Okay, I'm joking about hugging trees. But this part is not a joke: Today's kids spend more time inside than their predecessors, and the more time they spend inside, the harder it is for them to connect with the world beyond four walls. Want a good reason or four to get your kids outside? For your consideration:
Quite simply, kids who spend all their time indoors don’t have much of a connection with the natural world, so the awareness that nature needs to be protected won’t come as easily. But this is possibly the most difficult opportunity for many parents to give their children. In this day and age, most parents believe that allowing children to explore nature unsupervised presents an inherent danger. Statistically, though, parents’ worst nightmares for their children are very unlikely to come true.
According to security expert Gavin de Becker, children are significantly more likely to die of a heart attack than to be abducted by a stranger. Therefore, letting the kids play outside is not only statistically safe, it will also benefit their health and give them a healthy reverence for nature in the process. Studies have shown that children who spend more time outdoors have lower rates of ADHD, better school performance, and less depression.
A kid who spends her afternoons digging around in the backyard is going to have an easier time understanding why deforestation is a bad thing. (And that's aside from all the health benefits of outdoor play.) And not surprisingly, a kid whose parents also spend time outside is more likely to value the great outdoors, too. Don't just boot them out to play -- join them!

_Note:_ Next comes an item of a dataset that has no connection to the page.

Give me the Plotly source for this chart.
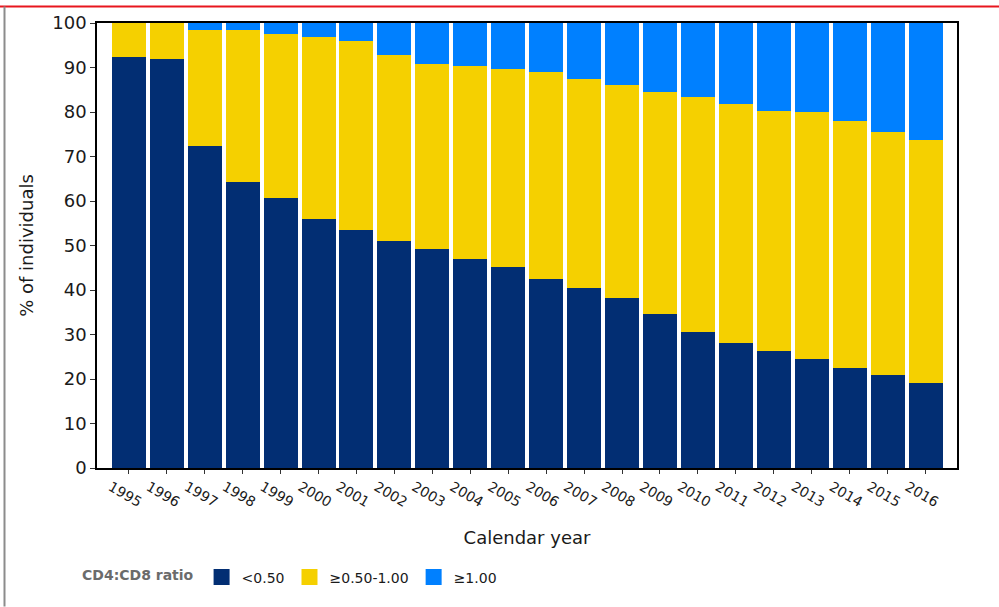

Talk to your kids about the choices you make, too. You can't expect a toddler to understand why you might not want to buy strawberries in January, but even very young children can appreciate the difference between local fruit purchased in-season and something that was flown halfway around the world to get to you, and why that might be something you should be concerned about.
Making a habit of explaining yourself to your children serves a dual purpose: First, it holds you accountable for your own choices (oh, the humanity of little external consciences!), and second, it teaches your kids what you hold important and why. If you find yourself explaining that you couldn't be bothered to seek out the more earth-friendly products or that you don't have time to think about these things, well, maybe those hopeful little faces will inspire you to change your ways....

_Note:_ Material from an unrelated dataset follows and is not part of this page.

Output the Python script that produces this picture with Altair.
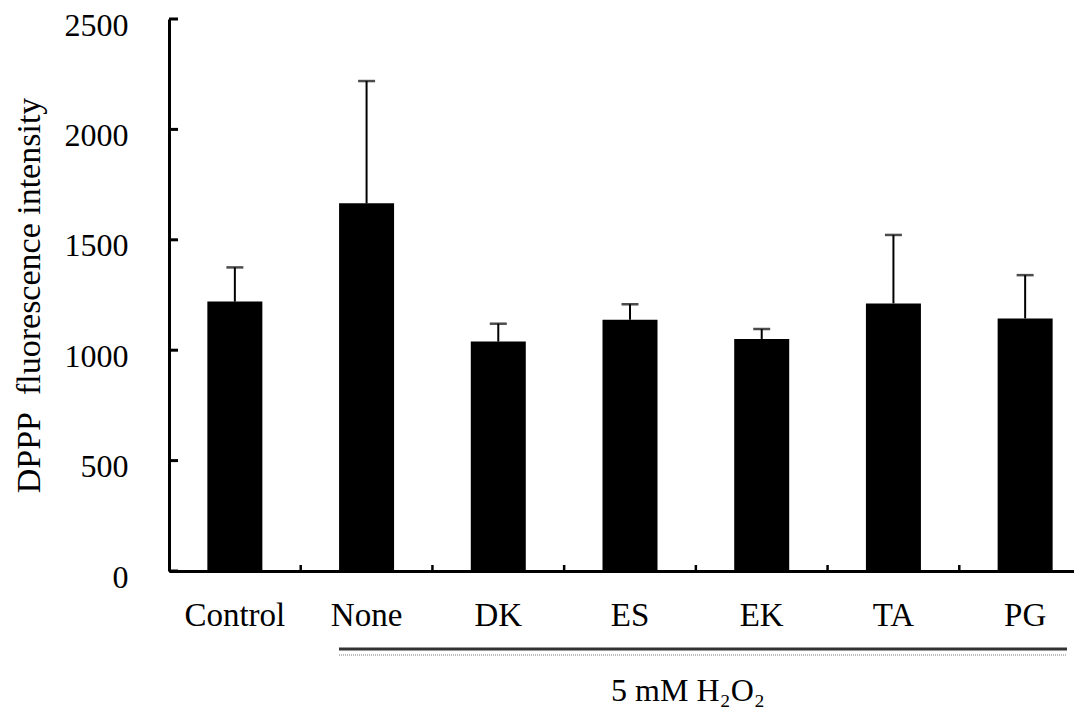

As for the lights left on and the too-long showers? They're not necessarily failures, they're just evidence of kids still being kids. They're learning opportunities, too. Look to creative solutions if these little mindless bits of wasteful behavior persist -- tax them for lights left on, either in money or (our favorite currency 'round here) chores, for example. While my children speak cold, hard cash fluently, I tired of charging them over the lights issue, and was looking for a way to connect it back to the concept of taking care of the earth, so now leaving the lights on may result in you owing me twenty minutes of weeding.
Above all, remember that it's a process. If it sounds overwhelming, start out with the Earth Day Kids' Page and brainstorm with your kids about how you can make small but important changes as a family. You may be surprised to discover that it's easier than you think to be more mindful of our earth's resources.
(Well, except for the shower thing. You're probably just going to have to buy a shower timer. Sorry.)